His first paintings to attract attention were a series of paintings in the early fifties of Bristol landscapes, including many of the docks. At that time he worked by making drawings on the spot and painting from these in the studio. He worked slowly, taking immense time in each picture, sometimes as much as two years, though usually working on several at a time. The result was a magnificent series of paintings, most of which are now in private collections. One can only hope that Bristol City Art Gallery will acquire one while there are still some to be had. In some ways these pictures have a resemblance to the work of the Euston Road School, with a rigid though unobtrusive almost mathematical structure to them. Always, however, his work avoids the nostalgia, melancholy or disgust. Which is the twentieth century romantic's equivalent to the sentimentality of the nineteenth century.

It was an extraordinary shock when Passmore, a leading member of the Euston Road school, went abstract: but looking back one can see that it was the logical next step in his development. At about that time Hurdle's painting also underwent a major change, which now seems equally inevitable.
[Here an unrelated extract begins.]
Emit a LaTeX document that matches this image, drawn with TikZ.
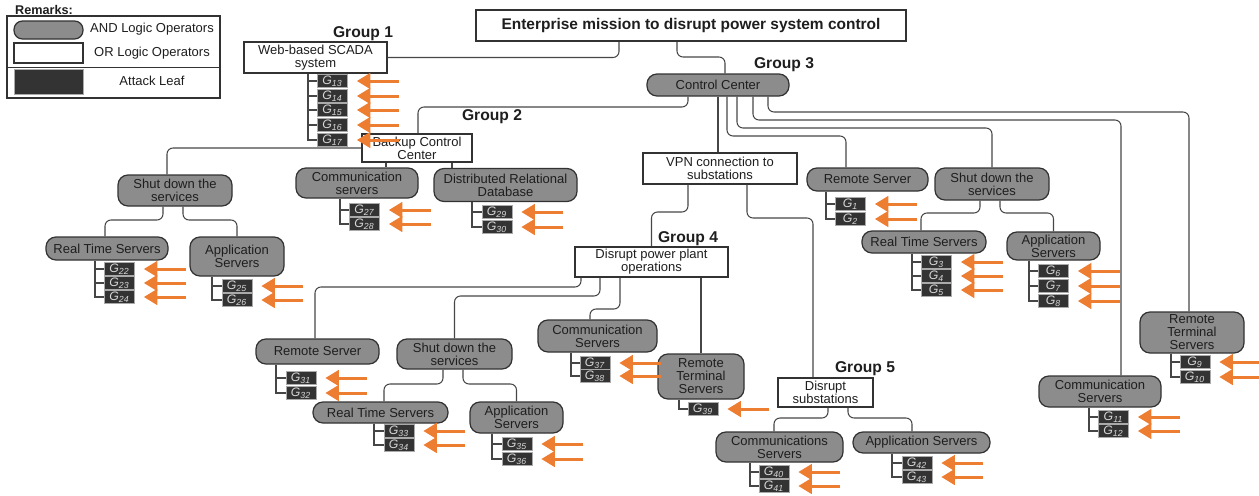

It became more free, more apparently spontaneous. The pigment became thinner, often transparent. He altered his method of working with his easel out doors. He says:

'I enjoy working outside, beyond the confines of walls, I enjoy the sensation of being surrounded by my subject, feeling the same light and air, becoming thereby a part of the subject myself."

To resolve the subject I require my excitement to be controlled over a period of time. The painting is allowed to develop over days or weeks; its growth (if all goes well) should be inevitable and yet dependent on constant reference to the source.

I wish to abstract before nature, to allow nature to give certain harmonic relations of colour, certain rhythmic combinations of shapes."

That rarest of birds, a non-romantic English painter, Robert Hurdle is still a young man. He is a magnificent draughtsman, he is original and powerful. He is no weathercock, unable to exist without joining the popular movements of the day. One will watch his future development with great interest.